[Start]

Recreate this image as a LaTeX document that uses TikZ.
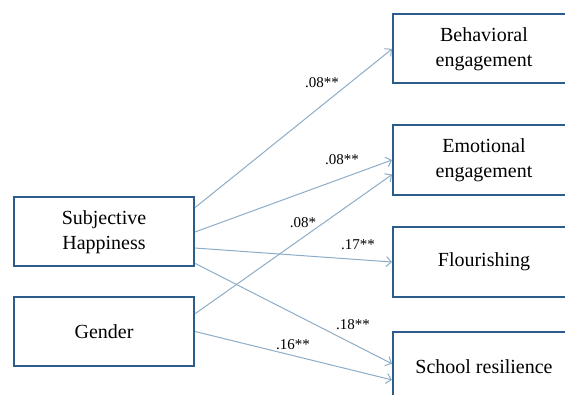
\documentclass[tikz,border=0pt]{standalone}
\usepackage{fontspec}
\setmainfont{Liberation Serif}
\usetikzlibrary{arrows.meta}
\definecolor{boxblue}{RGB}{44,92,140}
\definecolor{pathblue}{RGB}{140,172,200}
\tikzset{
	% boxes for the variables
	var/.style={draw=boxblue,line width=2pt,fill=white,rectangle,align=center,
		minimum width=180pt,minimum height=69pt,inner sep=0pt,
		font=\fontsize{20pt}{25pt}\selectfont},
	% path coefficients
	wt/.style={inner sep=0pt,font=\fontsize{15pt}{18pt}\selectfont},
	% paths
	path/.style={draw=pathblue,line width=1pt,-{Straight Barb[length=5pt,width=10pt]}},
}
\begin{document}
\begin{tikzpicture}[x=1pt,y=1pt]
\useasboundingbox (0,0) rectangle (565,395);
\clip (0,0) rectangle (565,395);
% predictors
\node[var] (sh) at (104,163) {Subjective\\Happiness};
\node[var] (gen) at (104,63.5) {Gender};
% outcomes
\node[var,minimum width=182pt] (beh) at (484,346) {Behavioral\\engagement};
\node[var,minimum width=182pt,minimum height=70pt] (emo) at (484,235) {Emotional\\engagement};
\node[var,minimum width=182pt,minimum height=70pt] (flo) at (484,133) {Flourishing};
\node[var,minimum width=182pt,minimum height=70pt] (sch) at (484,28) {School resilience};
% the paths
\draw[path] (sh.15.5) -- (beh.west);
\draw[path] (sh.east) -- (emo.west);
\draw[path] (gen.11.6) -- (emo.189.4);
\draw[path] (sh.-10.7) -- (flo.west);
\draw[path] (sh.-19) -- (sch.178.7);
\draw[path] (gen.east) -- (sch.188.1);
% coefficients
\node[wt] (w1) at (322,312) {.08**};
\node[wt] (w2) at (342,235) {.08**};
\node[wt] (w3) at (303,172) {.08*};
\node[wt] (w4) at (358,150) {.17**};
\node[wt] (w5) at (353,70) {.18**};
\node[wt] (w6) at (293,50) {.16**};
\end{tikzpicture}
\end{document}
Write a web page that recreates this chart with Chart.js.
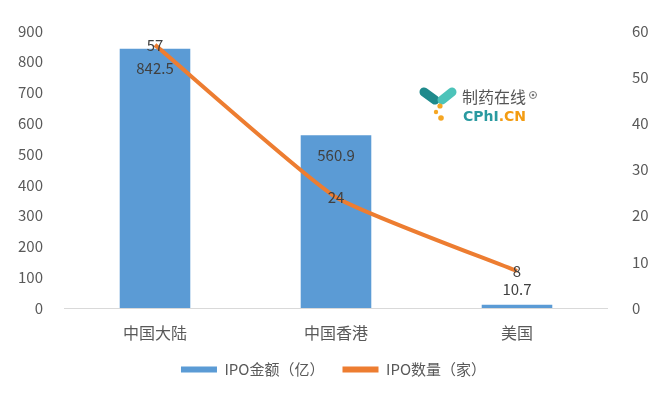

[End]

*DIRECTION:* Extract the text of all the records above verbatim, excluding pictures.

*FINISHED TASK:*
Recreate this image as a LaTeX document that uses TikZ.
\documentclass[tikz,border=0pt]{standalone}
\usepackage{fontspec}
\setmainfont{Liberation Serif}
\usetikzlibrary{arrows.meta}
\definecolor{boxblue}{RGB}{44,92,140}
\definecolor{pathblue}{RGB}{140,172,200}
\tikzset{
	% boxes for the variables
	var/.style={draw=boxblue,line width=2pt,fill=white,rectangle,align=center,
		minimum width=180pt,minimum height=69pt,inner sep=0pt,
		font=\fontsize{20pt}{25pt}\selectfont},
	% path coefficients
	wt/.style={inner sep=0pt,font=\fontsize{15pt}{18pt}\selectfont},
	% paths
	path/.style={draw=pathblue,line width=1pt,-{Straight Barb[length=5pt,width=10pt]}},
}
\begin{document}
\begin{tikzpicture}[x=1pt,y=1pt]
\useasboundingbox (0,0) rectangle (565,395);
\clip (0,0) rectangle (565,395);
% predictors
\node[var] (sh) at (104,163) {Subjective\\Happiness};
\node[var] (gen) at (104,63.5) {Gender};
% outcomes
\node[var,minimum width=182pt] (beh) at (484,346) {Behavioral\\engagement};
\node[var,minimum width=182pt,minimum height=70pt] (emo) at (484,235) {Emotional\\engagement};
\node[var,minimum width=182pt,minimum height=70pt] (flo) at (484,133) {Flourishing};
\node[var,minimum width=182pt,minimum height=70pt] (sch) at (484,28) {School resilience};
% the paths
\draw[path] (sh.15.5) -- (beh.west);
\draw[path] (sh.east) -- (emo.west);
\draw[path] (gen.11.6) -- (emo.189.4);
\draw[path] (sh.-10.7) -- (flo.west);
\draw[path] (sh.-19) -- (sch.178.7);
\draw[path] (gen.east) -- (sch.188.1);
% coefficients
\node[wt] (w1) at (322,312) {.08**};
\node[wt] (w2) at (342,235) {.08**};
\node[wt] (w3) at (303,172) {.08*};
\node[wt] (w4) at (358,150) {.17**};
\node[wt] (w5) at (353,70) {.18**};
\node[wt] (w6) at (293,50) {.16**};
\end{tikzpicture}
\end{document}
Write a web page that recreates this chart with Chart.js.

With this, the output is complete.